En France, la sismicité est modérée et l’établissement d’équations de prédiction empiriques (Ground Motion Prediction Equations, GMPEs) est délicat puisque, aucun enregistrement de séisme majeur à courte distance n’existe. La prédiction se fait en général en utilisant des relations construites à partir des bases de données d’autres régions du monde ayant des caractéristiques sismotectoniques comparables et étant compatibles avec les rares données acquises sur notre territoire. Cette approche n’est pas toujours valide puisque l’atténuation varie assez rapidement selon le contexte sismotectonique, même au sein d’un pays aussi petit que la France. La simulation des mouvements du sol peut permettre de fournir les estimations manquantes pour les séismes forts et produire des accélérogrammes réalistes utiles pour le dimensionnement des ouvrages.

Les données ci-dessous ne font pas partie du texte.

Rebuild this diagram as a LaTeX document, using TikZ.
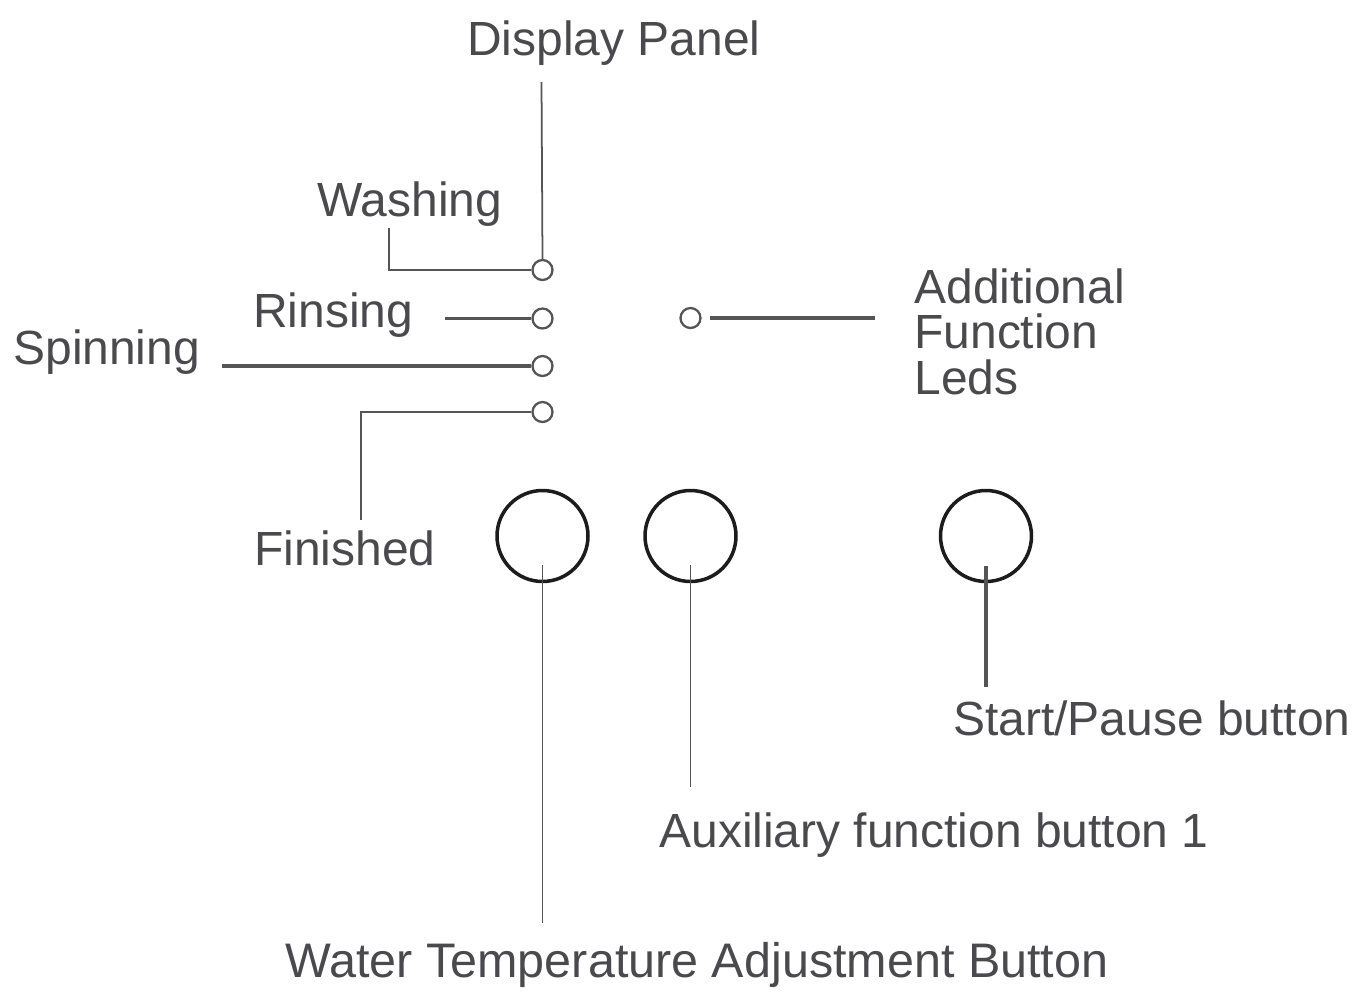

3. L’étude des effets de site
Le terme « effet de site » se réfère à l’amplification ou à l’atténuation du mouvement sismique à la surface causée par les caractéristiques locales du site.

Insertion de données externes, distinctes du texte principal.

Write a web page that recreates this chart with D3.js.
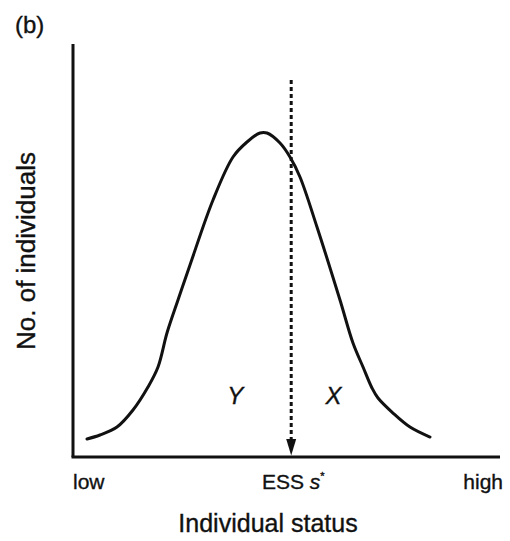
<!DOCTYPE html>
<html><head><meta charset="utf-8">
<script src="https://cdn.jsdelivr.net/npm/d3@7"></script>
<style>
html,body{margin:0;padding:0;background:#fff;}
svg{display:block;font-family:"Liberation Sans",Arial,Helvetica,sans-serif;}
text{fill:#111;stroke:#111;stroke-width:0.35px;}
</style></head>
<body>
<script>
// Data (arbitrary units: status 0–100, count 0–100)
const statusX = [3.28, 6.32, 10.30, 14.05, 17.56, 19.91, 22.01, 24.59, 27.40, 32.79, 37.47, 40.75, 43.79, 45.43, 48.48, 50.82, 53.16, 57.14, 62.53, 65.57, 67.92, 70.02, 71.43, 74.94, 78.92, 83.61];
const countY  = [4.36, 5.33, 7.26, 11.38, 16.95, 21.79, 30.02, 38.01, 46.49, 62.23, 72.64, 76.27, 78.45, 78.45, 76.03, 72.64, 67.80, 55.69, 38.01, 27.60, 21.79, 16.71, 14.29, 10.65, 7.26, 4.84];
const essX = 51.1;
const essTop = 91.3;
const xTickLabels = ["low", "ESS", "high"];
const xTickPos = [0, 51.1, 100];
const regionLabels = ["Y", "X"];
const regionX = [38.0, 61.0];
const regionY = [14.5, 14.5];

const W = 510, H = 541;
const svg = d3.select("body").append("svg").attr("width", W).attr("height", H);
const x = d3.scaleLinear().domain([0, 100]).range([73, 500]);
const y = d3.scaleLinear().domain([0, 100]).range([457, 44]);

// axes
svg.append("line").attr("x1", x(0)).attr("x2", x(0)).attr("y1", y(100)).attr("y2", y(0))
  .attr("stroke", "#111").attr("stroke-width", 3);
svg.append("line").attr("x1", x(0) - 1.5).attr("x2", x(100)).attr("y1", y(0)).attr("y2", y(0))
  .attr("stroke", "#111").attr("stroke-width", 3);

// curve
const pts = statusX.map((d, i) => [d, countY[i]]);
svg.append("path").datum(pts)
  .attr("d", d3.line().x(d => x(d[0])).y(d => y(d[1])).curve(d3.curveCatmullRom.alpha(0.5)))
  .attr("fill", "none").attr("stroke", "#111").attr("stroke-width", 3).attr("stroke-linecap", "round");

// dashed ESS line with arrow
svg.append("line").attr("x1", x(essX)).attr("x2", x(essX)).attr("y1", y(essTop)).attr("y2", y(0) - 16)
  .attr("stroke", "#111").attr("stroke-width", 3).attr("stroke-dasharray", "4,3");
svg.append("path")
  .attr("d", `M${x(essX) - 5},${y(0) - 18}L${x(essX) + 5},${y(0) - 18}L${x(essX)},${y(0) - 1.5}Z`)
  .attr("fill", "#111");

// tick labels
svg.append("text").attr("x", x(xTickPos[0])).attr("y", 489).attr("font-size", 21).text(xTickLabels[0]);
const ess = svg.append("text").attr("x", x(xTickPos[1]) + 2).attr("y", 489).attr("font-size", 21).attr("text-anchor", "middle");
ess.append("tspan").text(xTickLabels[1] + " ");
ess.append("tspan").attr("font-style", "italic").text("s");
ess.append("tspan").attr("font-size", 11).attr("dy", -9).text("*");
svg.append("text").attr("x", 503).attr("y", 489).attr("font-size", 21).attr("text-anchor", "end").text(xTickLabels[2]);

// axis titles
svg.append("text").attr("x", 268).attr("y", 532).attr("font-size", 25).attr("text-anchor", "middle").text("Individual status");
svg.append("text").attr("transform", "translate(35,251) rotate(-90)").attr("font-size", 26).attr("text-anchor", "middle").text("No. of individuals");

// panel label
svg.append("text").attr("x", 15).attr("y", 33).attr("font-size", 24).text("(b)");

// region labels
regionLabels.forEach((t, i) => {
  svg.append("text").attr("x", x(regionX[i])).attr("y", y(regionY[i]) + 7).attr("font-size", 24)
    .attr("font-style", "italic").attr("text-anchor", "middle").text(t);
});
</script>
</body></html>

Ces 3 domaines de recherche et de développement s’attachent à quantifier les incertitudes (tant du point de vue des données de base que des méthodes), condition nécessaire aux approches probabilistes (évaluation de type PSHA – Probabilistic Seismic Hazard Assessment) comme donnée d’entrée des Etudes Probabilistes de Sûreté.
Évaluation probabiliste de l’aléa sismique
La majorité des réglementations actuellement en vigueur dans le monde, que ce soit pour le risque “normal” ou les installations à caractère industriel ou nucléaire, demande explicitement une approche probabiliste dans l’évaluation de l’aléa sismique (Agence Internationale de l’Energie Atomique, grands barrages, risque normal en France, réglementation européenne, Eurocode 8…). L’institut SEISM travaille sur cette méthodologie probabiliste et dispose d’outils opérationnels pour évaluer l’aléa sismique sur un site donné.
La méthode probabiliste nécessite une description suffisamment élaborée du modèle sismotectonique, parfois difficile à réaliser d’après les connaissances de la sismicité et de la tectonique, notamment dans des contextes de sismicité modérée comme le domaine intraplaque. Il existe des méthodes sans zonage qui s’appuient uniquement sur la sismicité observée, ses corrélations spatiales et son taux de récurrence. Elles supposent que les événements futurs se produiront vraisemblablement dans le voisinage de ceux du passé. Ces principes, bien qu’intégrés dans un calcul probabiliste, sont très proches de l’approche déterministe. Leur limite reste donc que, dans les zones peu actives comme la France métropolitaine, l’activité n’est pas suffisamment élevée et le cycle sismique pas suffisamment court, pour que l’échantillon de sismicité observée puisse représenter une hypothèse fiable du potentiel sismique. Dans ces contextes, des méthodes fondées sur une interprétation plus complète de la sismotectonique sont généralement privilégiées. La contrepartie est que toutes les incertitudes dues au manque de connaissances et de données doivent être prises en compte afin de refléter le niveau de confiance le plus plausible. Cela nécessite un recueil d’expertise méthodique, raisonné et cohérent à toutes les étapes de la modélisation et du calcul. Or, il est encore difficile d’identifier et de discriminer les différents facteurs d’incertitudes dans la définition des sources, la prédiction du mouvement et les effets de site. La modélisation de ces incertitudes est un enjeu essentiel de l’évaluation probabiliste.
Les mouvements du sol que des installations pourraient subir pendant leur durée de vie issus des évaluations d’aléa servent ensuite au dimensionnement parasismique des structures.
Lien avec le génie parasismique
Un dernier domaine de recherche propre à l’interface entre l’aléa sismique et la vulnérabilité des structures se dégage au travers de l’étude des “indicateurs pertinents”, à savoir quels paramètres du mouvement sismique sont pertinents pour caractériser l’endommagement d’une structure ou d’un équipement donné ? L’usage du seul spectre de réponse ou de plancher ou de valeurs telles que le pic maximal d’accélération ne suffit pas à décrire le potentiel de nocivité d’un signal sismique.